Reproduce each line of the material exactly, minus any picture.

**Information provided**:
###

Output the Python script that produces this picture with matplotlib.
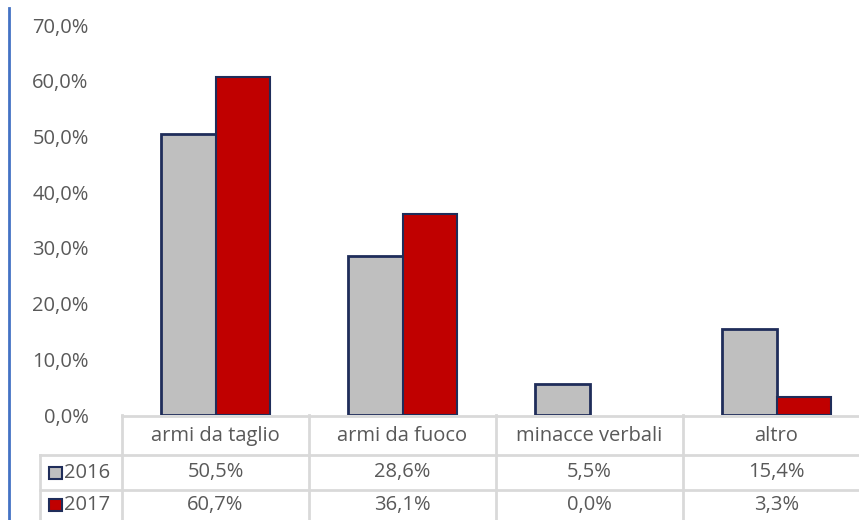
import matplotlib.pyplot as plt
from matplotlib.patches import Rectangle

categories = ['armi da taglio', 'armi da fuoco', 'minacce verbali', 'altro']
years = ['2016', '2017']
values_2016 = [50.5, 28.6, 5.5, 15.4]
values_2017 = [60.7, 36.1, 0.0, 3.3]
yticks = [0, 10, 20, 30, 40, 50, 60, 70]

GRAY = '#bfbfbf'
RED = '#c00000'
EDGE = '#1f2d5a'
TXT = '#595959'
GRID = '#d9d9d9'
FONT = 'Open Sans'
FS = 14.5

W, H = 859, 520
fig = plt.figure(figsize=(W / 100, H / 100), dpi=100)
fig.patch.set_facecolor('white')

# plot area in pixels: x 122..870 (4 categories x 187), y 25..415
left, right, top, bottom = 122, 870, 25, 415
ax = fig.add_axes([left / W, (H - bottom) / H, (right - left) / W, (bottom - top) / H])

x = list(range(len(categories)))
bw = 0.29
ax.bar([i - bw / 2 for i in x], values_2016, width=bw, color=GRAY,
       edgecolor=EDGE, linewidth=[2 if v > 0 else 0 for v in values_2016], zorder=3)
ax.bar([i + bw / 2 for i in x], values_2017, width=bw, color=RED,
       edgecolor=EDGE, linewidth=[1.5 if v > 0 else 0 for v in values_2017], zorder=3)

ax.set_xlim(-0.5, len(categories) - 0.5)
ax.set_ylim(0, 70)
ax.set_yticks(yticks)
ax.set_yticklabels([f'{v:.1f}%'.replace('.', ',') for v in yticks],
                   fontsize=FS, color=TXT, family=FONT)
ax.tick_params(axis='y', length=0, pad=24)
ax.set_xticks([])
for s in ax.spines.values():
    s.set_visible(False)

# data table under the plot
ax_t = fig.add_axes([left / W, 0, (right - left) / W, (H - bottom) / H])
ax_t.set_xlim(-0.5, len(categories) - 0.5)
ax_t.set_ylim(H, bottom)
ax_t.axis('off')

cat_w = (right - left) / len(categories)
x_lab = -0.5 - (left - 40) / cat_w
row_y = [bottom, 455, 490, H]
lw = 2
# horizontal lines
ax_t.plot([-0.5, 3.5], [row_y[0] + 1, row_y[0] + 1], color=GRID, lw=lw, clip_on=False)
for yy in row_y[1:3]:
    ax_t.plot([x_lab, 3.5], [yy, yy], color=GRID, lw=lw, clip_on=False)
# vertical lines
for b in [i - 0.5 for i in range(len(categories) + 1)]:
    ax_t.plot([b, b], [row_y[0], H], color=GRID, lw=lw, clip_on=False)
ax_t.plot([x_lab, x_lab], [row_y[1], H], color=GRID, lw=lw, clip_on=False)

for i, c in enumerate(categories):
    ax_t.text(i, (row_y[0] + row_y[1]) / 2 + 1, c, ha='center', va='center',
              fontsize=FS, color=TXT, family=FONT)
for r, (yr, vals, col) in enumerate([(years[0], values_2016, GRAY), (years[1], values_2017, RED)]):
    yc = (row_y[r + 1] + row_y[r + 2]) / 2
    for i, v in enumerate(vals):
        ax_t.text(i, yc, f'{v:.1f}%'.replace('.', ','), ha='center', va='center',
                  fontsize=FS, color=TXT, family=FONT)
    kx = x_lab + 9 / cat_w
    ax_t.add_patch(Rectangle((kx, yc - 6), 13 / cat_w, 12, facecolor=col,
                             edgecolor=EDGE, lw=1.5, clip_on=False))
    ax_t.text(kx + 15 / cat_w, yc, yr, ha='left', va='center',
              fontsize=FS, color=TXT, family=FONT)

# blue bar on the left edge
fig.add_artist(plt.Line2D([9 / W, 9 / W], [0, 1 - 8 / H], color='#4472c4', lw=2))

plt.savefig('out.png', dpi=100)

###

**Output for this exercise**:
Output the Python script that produces this picture with matplotlib.
import matplotlib.pyplot as plt
from matplotlib.patches import Rectangle

categories = ['armi da taglio', 'armi da fuoco', 'minacce verbali', 'altro']
years = ['2016', '2017']
values_2016 = [50.5, 28.6, 5.5, 15.4]
values_2017 = [60.7, 36.1, 0.0, 3.3]
yticks = [0, 10, 20, 30, 40, 50, 60, 70]

GRAY = '#bfbfbf'
RED = '#c00000'
EDGE = '#1f2d5a'
TXT = '#595959'
GRID = '#d9d9d9'
FONT = 'Open Sans'
FS = 14.5

W, H = 859, 520
fig = plt.figure(figsize=(W / 100, H / 100), dpi=100)
fig.patch.set_facecolor('white')

# plot area in pixels: x 122..870 (4 categories x 187), y 25..415
left, right, top, bottom = 122, 870, 25, 415
ax = fig.add_axes([left / W, (H - bottom) / H, (right - left) / W, (bottom - top) / H])

x = list(range(len(categories)))
bw = 0.29
ax.bar([i - bw / 2 for i in x], values_2016, width=bw, color=GRAY,
       edgecolor=EDGE, linewidth=[2 if v > 0 else 0 for v in values_2016], zorder=3)
ax.bar([i + bw / 2 for i in x], values_2017, width=bw, color=RED,
       edgecolor=EDGE, linewidth=[1.5 if v > 0 else 0 for v in values_2017], zorder=3)

ax.set_xlim(-0.5, len(categories) - 0.5)
ax.set_ylim(0, 70)
ax.set_yticks(yticks)
ax.set_yticklabels([f'{v:.1f}%'.replace('.', ',') for v in yticks],
                   fontsize=FS, color=TXT, family=FONT)
ax.tick_params(axis='y', length=0, pad=24)
ax.set_xticks([])
for s in ax.spines.values():
    s.set_visible(False)

# data table under the plot
ax_t = fig.add_axes([left / W, 0, (right - left) / W, (H - bottom) / H])
ax_t.set_xlim(-0.5, len(categories) - 0.5)
ax_t.set_ylim(H, bottom)
ax_t.axis('off')

cat_w = (right - left) / len(categories)
x_lab = -0.5 - (left - 40) / cat_w
row_y = [bottom, 455, 490, H]
lw = 2
# horizontal lines
ax_t.plot([-0.5, 3.5], [row_y[0] + 1, row_y[0] + 1], color=GRID, lw=lw, clip_on=False)
for yy in row_y[1:3]:
    ax_t.plot([x_lab, 3.5], [yy, yy], color=GRID, lw=lw, clip_on=False)
# vertical lines
for b in [i - 0.5 for i in range(len(categories) + 1)]:
    ax_t.plot([b, b], [row_y[0], H], color=GRID, lw=lw, clip_on=False)
ax_t.plot([x_lab, x_lab], [row_y[1], H], color=GRID, lw=lw, clip_on=False)

for i, c in enumerate(categories):
    ax_t.text(i, (row_y[0] + row_y[1]) / 2 + 1, c, ha='center', va='center',
              fontsize=FS, color=TXT, family=FONT)
for r, (yr, vals, col) in enumerate([(years[0], values_2016, GRAY), (years[1], values_2017, RED)]):
    yc = (row_y[r + 1] + row_y[r + 2]) / 2
    for i, v in enumerate(vals):
        ax_t.text(i, yc, f'{v:.1f}%'.replace('.', ','), ha='center', va='center',
                  fontsize=FS, color=TXT, family=FONT)
    kx = x_lab + 9 / cat_w
    ax_t.add_patch(Rectangle((kx, yc - 6), 13 / cat_w, 12, facecolor=col,
                             edgecolor=EDGE, lw=1.5, clip_on=False))
    ax_t.text(kx + 15 / cat_w, yc, yr, ha='left', va='center',
              fontsize=FS, color=TXT, family=FONT)

# blue bar on the left edge
fig.add_artist(plt.Line2D([9 / W, 9 / W], [0, 1 - 8 / H], color='#4472c4', lw=2))

plt.savefig('out.png', dpi=100)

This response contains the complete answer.